Consumers aren't likely to be deterred by higher prices because they're still "flushed with cash," from federal relief and tax returns, Kleinhenz said. June CPI rose at the fastest pace since 2008, the Bureau of Labor Statistics reported Tuesday, rising 5.4% from a year earlier.

"Consumers are going to be able to pay higher prices" for goods and services, said Gary Raines, chief economist at the Footwear Distributors and Retailers of America, a trade association representing more than 90% of the U.S. footwear industry. That's good news for apparel retailers, he said, forecasting apparel prices should continue to grow through the second half of the year.

Raines added that sentiment among footwear retailers through the month was "fairly upbeat," and sales should still see "robust" year-over-year growth; just less so from months prior as spending decelerates somewhat.

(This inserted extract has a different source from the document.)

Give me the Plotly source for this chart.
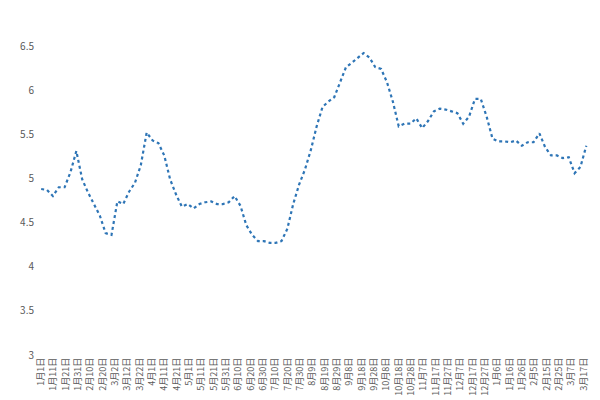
import pandas as pd
import plotly.graph_objects as go

# 约每5天读一个值
values = [4.88, 4.87, 4.80, 4.90, 4.90, 5.07, 5.31, 4.99, 4.84, 4.71, 4.58, 4.38, 4.36,
          4.74, 4.71, 4.85, 4.95, 5.15, 5.52, 5.43, 5.40, 5.26, 4.99, 4.82, 4.68, 4.71,
          4.66, 4.71, 4.73, 4.74, 4.71, 4.71, 4.73, 4.80, 4.69, 4.47, 4.36, 4.29, 4.29,
          4.27, 4.27, 4.29, 4.43, 4.71, 4.93, 5.10, 5.32, 5.59, 5.81, 5.87, 5.92, 6.09,
          6.26, 6.31, 6.37, 6.42, 6.37, 6.26, 6.24, 6.09, 5.87, 5.59, 5.62, 5.62, 5.68,
          5.57, 5.65, 5.76, 5.79, 5.78, 5.76, 5.74, 5.62, 5.70, 5.90, 5.90, 5.70, 5.45,
          5.42, 5.42, 5.41, 5.43, 5.37, 5.41, 5.41, 5.51, 5.35, 5.26, 5.26, 5.23, 5.24,
          5.06, 5.13, 5.37]
dates = pd.date_range("2021-01-01", "2022-03-19", periods=len(values))
tick_dates = pd.date_range("2021-01-01", "2022-03-17", freq="10D")
tick_labels = [f"{d.month}月{d.day}日" for d in tick_dates]

fig = go.Figure()
fig.add_trace(go.Scatter(
    x=dates, y=values, mode="lines",
    line=dict(color="#2E75B6", width=2.2, dash="dot"),
))

fig.update_layout(
    width=600, height=400,
    margin=dict(l=26, r=18, t=38, b=48),
    plot_bgcolor="white", paper_bgcolor="white",
    showlegend=False,
    font=dict(family="Noto Sans CJK SC", color="#595959", size=10),
)
fig.update_xaxes(
    tickvals=tick_dates, ticktext=tick_labels, tickangle=-90,
    tickfont=dict(size=9), showgrid=False, range=["2020-12-27", "2022-03-22"],
    showline=False,
)
fig.update_yaxes(range=[3, 6.5], dtick=0.5, showgrid=False, zeroline=False,
                 tickfont=dict(size=10))

fig.write_html("out.html")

"The numbers are going to be strong," he said of June sales. "Just not as strong as the last couple of months."

Apparel sales in June could also get a lift from early back-to-school shopping, Raines said, though the bulk of that will take place in the latter half of the summer.

VEHICLE SALES

Meanwhile, vehicle sales dropped "significantly" in June as inventory continued to fall short of demand, Charlie Chesbrough, senior economist at Cox Automotive, told MNI. Volumes plummeted to a seasonally adjusted annual rate of 15.4 million following May's 17 million pace, he said, citing data from Cox.

"We can only point to the shortage of inventory as the main contributing cause," Chesbrough said, as "demand remains quite strong."

Chesbrough added that inventory shortages are also causing new and used vehicle prices to spike. Used vehicle prices rose 10.5% in June, accounting for more than a third of the overall increase in June CPI. Prices were up more than 45% from a year earlier.

But most consumers don't seem to mind shelling out for a car, he said, and demand for new and used vehicles remains elevated, pushing prices up even further.

Headline retail sales are expected to fall 0.4% after May's 1.3% decline, according to Bloomberg. Excluding vehicle sales, retail sales should increase 0.4% after falling 0.7% in May, while sales excluding vehicles and gas station sales should increase 0.6%.